Even one of de Mistura's own colleagues called these zones "Orwellian", contrasting them with the idea of safe zones mediated by neutral actors, which is of course rejected by Russia, Iran and Assad.
When the regime's chief negotiator turned up in Geneva, he immediately had to deny the regime's mass cremation of rebel and opposition prisoners that they've industrially murdered
And this gets to the heart of why the "peace process" in Syria has failed. When the regime's chief negotiator Bashar al-Jaafari turned up in Geneva, he immediately had to deny the regime's mass cremation of rebel and opposition prisoners that they've industrially murdered. Just as they've denied their use of chemical weapons and every other atrocity - big or small - they've committed.

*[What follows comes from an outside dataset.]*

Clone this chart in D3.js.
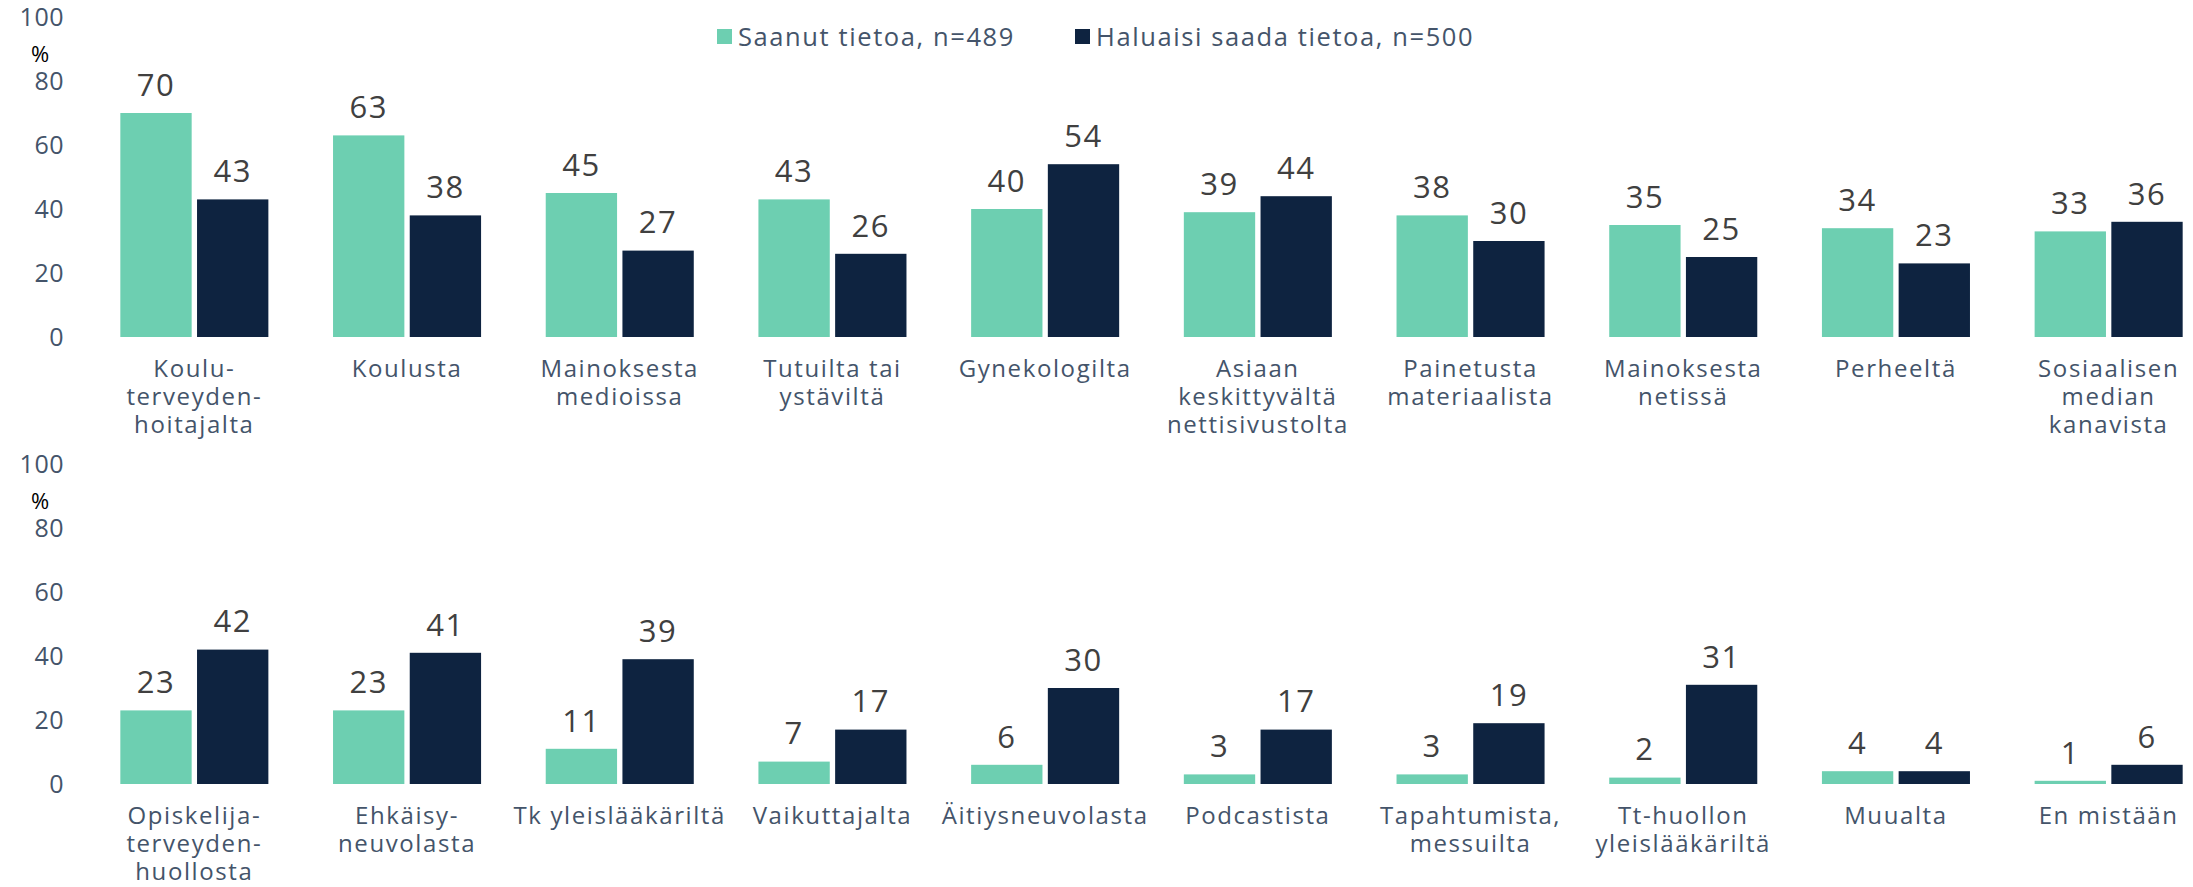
<!DOCTYPE html>
<html>
<head>
<meta charset="utf-8">
<script src="https://cdn.jsdelivr.net/npm/d3@7"></script>
<style>
  body { margin: 0; background: #fff; }
  text { font-family: "Open Sans", "Noto Sans", sans-serif; }
</style>
</head>
<body>
<script>
const width = 2193;
const height = 887;

// data
const seriesNames = ["Saanut tietoa, n=489", "Haluaisi saada tietoa, n=500"];
const colors = ["#6dcfb1", "#0e2340"];

const topCats = ["Koulu-\nterveyden-\nhoitajalta", "Koulusta", "Mainoksesta\nmedioissa", "Tutuilta tai\nystäviltä",
	"Gynekologilta", "Asiaan\nkeskittyvältä\nnettisivustolta", "Painetusta\nmateriaalista", "Mainoksesta\nnetissä",
	"Perheeltä", "Sosiaalisen\nmedian\nkanavista"];
const topSaanut = [70, 63, 45, 43, 40, 39, 38, 35, 34, 33];
const topHaluaisi = [43, 38, 27, 26, 54, 44, 30, 25, 23, 36];

const bottomCats = ["Opiskelija-\nterveyden-\nhuollosta", "Ehkäisy-\nneuvolasta", "Tk yleislääkäriltä", "Vaikuttajalta",
	"Äitiysneuvolasta", "Podcastista", "Tapahtumista,\nmessuilta", "Tt-huollon\nyleislääkäriltä", "Muualta", "En mistään"];
const bottomSaanut = [23, 23, 11, 7, 6, 3, 3, 2, 4, 1];
const bottomHaluaisi = [42, 41, 39, 17, 30, 17, 19, 31, 4, 6];

const yTicks = [0, 20, 40, 60, 80, 100];

const svg = d3.select("body")
	.append("svg")
	.attr("width", width)
	.attr("height", height);

// legend
const legendItems = [
	{ name: seriesNames[0], color: colors[0], x: 717 },
	{ name: seriesNames[1], color: colors[1], x: 1075 }
];
const legend = svg.append("g").selectAll("g")
	.data(legendItems)
	.enter().append("g")
	.attr("transform", (d) => "translate(" + d.x + ",29)");
legend.append("rect")
	.attr("width", 15)
	.attr("height", 15)
	.attr("fill", (d) => d.color);
legend.append("text")
	.attr("x", 21)
	.attr("y", 8)
	.attr("dy", ".35em")
	.style("font-size", "25.5px")
	.style("letter-spacing", "1.6px")
	.style("fill", "#44546a")
	.text((d) => d.name);

function drawPanel(cats, s1, s2, yBase, yTop) {
	const g = svg.append("g");

	const x0 = d3.scaleBand()
		.domain(cats)
		.range([88, 2215])
		.paddingInner(0.304)
		.paddingOuter(0.152);

	const x1 = d3.scaleBand()
		.domain([0, 1])
		.range([0, x0.bandwidth()])
		.paddingInner(0.07);

	const y = d3.scaleLinear()
		.domain([0, 100])
		.range([yBase, yTop]);

	// y axis
	const axis = g.append("g")
		.attr("transform", "translate(72,0)")
		.call(d3.axisLeft(y).tickValues(yTicks).tickSize(0).tickPadding(8));
	axis.select(".domain").remove();
	axis.selectAll("text")
		.style("font-family", "'Open Sans', sans-serif")
		.style("font-size", "25px")
		.style("letter-spacing", "0.5px")
		.style("fill", "#44546a");

	g.append("text")
		.attr("x", 40)
		.attr("y", y(88.5))
		.attr("dy", ".35em")
		.attr("text-anchor", "middle")
		.style("font-size", "22px")
		.style("fill", "#000")
		.text("%");

	const rows = cats.map((c, i) => ({ cat: c, values: [s1[i], s2[i]] }));

	const groups = g.selectAll(".grp")
		.data(rows)
		.enter().append("g")
		.attr("class", "grp")
		.attr("transform", (d) => "translate(" + x0(d.cat) + ",0)");

	groups.selectAll("rect")
		.data((d) => d.values)
		.enter().append("rect")
		.attr("x", (d, i) => x1(i))
		.attr("y", (d) => y(d))
		.attr("width", x1.bandwidth())
		.attr("height", (d) => y(0) - y(d))
		.attr("fill", (d, i) => colors[i]);

	groups.selectAll(".val")
		.data((d) => d.values)
		.enter().append("text")
		.attr("class", "val")
		.attr("x", (d, i) => x1(i) + x1.bandwidth() / 2)
		.attr("y", (d) => y(d) - 28)
		.attr("dy", ".35em")
		.attr("text-anchor", "middle")
		.style("font-size", "31px")
		.style("letter-spacing", "1.5px")
		.style("fill", "#404040")
		.text((d) => d);

	// category labels
	groups.append("text")
		.attr("x", x0.bandwidth() / 2)
		.attr("y", yBase + 32)
		.attr("text-anchor", "middle")
		.style("font-size", "24px")
		.style("letter-spacing", "1.6px")
		.style("fill", "#44546a")
		.selectAll("tspan")
		.data((d) => d.cat.split("\n"))
		.enter().append("tspan")
		.attr("x", x0.bandwidth() / 2)
		.attr("dy", (d, i) => i === 0 ? ".35em" : "28px")
		.text((d) => d);
}

drawPanel(topCats, topSaanut, topHaluaisi, 337, 17);
drawPanel(bottomCats, bottomSaanut, bottomHaluaisi, 784, 464);
</script>
</body>
</html>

Geneva is irrelevant because it presupposes that Assad wants peace, while the rebels know that every aspect of his regime is geared towards extermination. It continues to so absurdly view the rebels and Assad as equal players, both materially and morally, which allows Assad and his allies to use it to their own advantage, and depict the rebels as warmongers.
This is why every supporter of Assad around the globe emphasises the "peace process" - precisely because they know that it heavily favours Assad, in the same way the Israel-Palestine "peace process" reflects Israeli dominance.
It was behind the smokescreen of Geneva in 2016 that Russia intervened and free Aleppo fell to Assad and Iran's forces. This year it could very well pave the way for the fall of liberated Idlib.